The number of people or residents living in homeowner associations (HOA) has increased 35 times from 2.1 million in 1970 to over 74 million in 2020. In addition, more than 82% of newly built houses became a part of HOA communities last year. Although HOAs are common in the U.S., they differ across types of dwellings.
Why Living Under A Homeowner Association Might Work For You
Living under a homeowner association might not be the best solution for everyone, but for some, it is. Of course, HOA rules can seem intrusive, but they keep the community in order and in excellent shape. On the other hand, many prefer living in a townhouse or condo community for its easy and practically maintenance-free lifestyle.
Hence, if you’re living in a house, you will not have the same conditions and obligations as a resident in a townhouse or condominium. Here are the differences in HOAs in single-family residences, townhomes, or condos. Knowing their distinct features will enable you to decide which HOA suits your lifestyle and budget.
Below, you’ll find some key pointers about why a homeowners association might solve your needs for you and your family.
Typically, an HOA aims at managing shared property or a community. However, it also provides services and maintains the value of the local real estate. Plus, a homeowner association helps foster a community spirit through everyday activities.
The association governs by federal and state laws applicable to incorporated or unincorporated associations. It also has governing documents such as its bylaws, rules and regulations, and CC&RS. Bylaws dictate how the association runs, including day-to-day administration and management. It does this with rules and regulations and minimal restrictions that apply to the community, like age caps to exclude the participation of minors.
But what are CC&RS? The acronym stands for covenants, conditions, and restrictions which is a legally binding document that details the duties and obligations of the HOA to members and vice-versa. It tells you what you can and cannot do with your residence regarding property maintenance, home décor, pets, parking, and garbage. It will also cover obligations for HOA fees and insurance.
For the most part, the main difference between an HOA in a single detached dwelling and apartments or townhouses typically concerns maintenance between the homeowner and the association. For example, if you choose to live in or buy a condo, everything is covered by the HOA, including insurance and building maintenance.
Thus, residents in attached structures have fewer maintenance responsibilities than single-family houses. On the other hand, the associations in single-family residences will cover common areas such as community parks, swimming pools, and sidewalks. Every homeowner is responsible for their home and yard maintenance.

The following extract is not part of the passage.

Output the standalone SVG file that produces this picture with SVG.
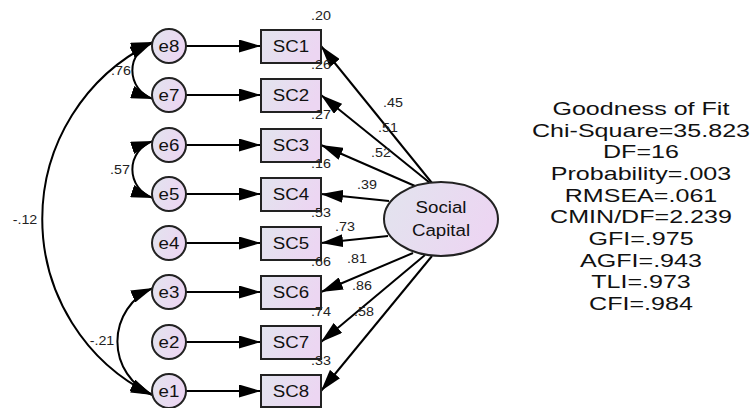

To illustrate, the HOA of a townhouse or condo will be responsible for roof and siding repairs. However, a homeowner in a single unit will fix their roof and siding. Therefore, monthly fees are generally higher in condo and townhouse communities. It is essential to mention that HOA fees vary depending on what each association covers and which amenities are available.
However, if you have a busy lifestyle or are often traveling, a townhouse or condo might be a better option because you require less maintenance. But it’s good to remember that a homeowner association has some restrictions. For some, following these guidelines can quickly become a source of frustration. For example, you may want to add extra lighting to the exterior of your home and the HOA rules strictly prohibits this.
Read The Homeowner Association Guidelines And Rules Carefully
In the end, the question is if you prefer an abode with little maintenance on your part or want to handle the upkeep of your property yourself. Attached-home communities like condos and townhouses may be the right solution for you. And if you don’t want to deal with day-to-day maintenance and are often on the move, a detached unit is an alternative if you prefer to do things yourself.
Before considering moving to an HOA, include the extra fees in your budget and prepare for possible yearly increases. Moreover, these types of communities offer a wide range of amenities to consider. For instance, many offer gyms, swimming pools, and areas for adult and children’s activities.
Furthermore, always go through the homeowner association guidelines carefully before signing anything. As all HOAs have board members, you can also consider requesting to join it. This way, you can have more control and say how and when the rules change.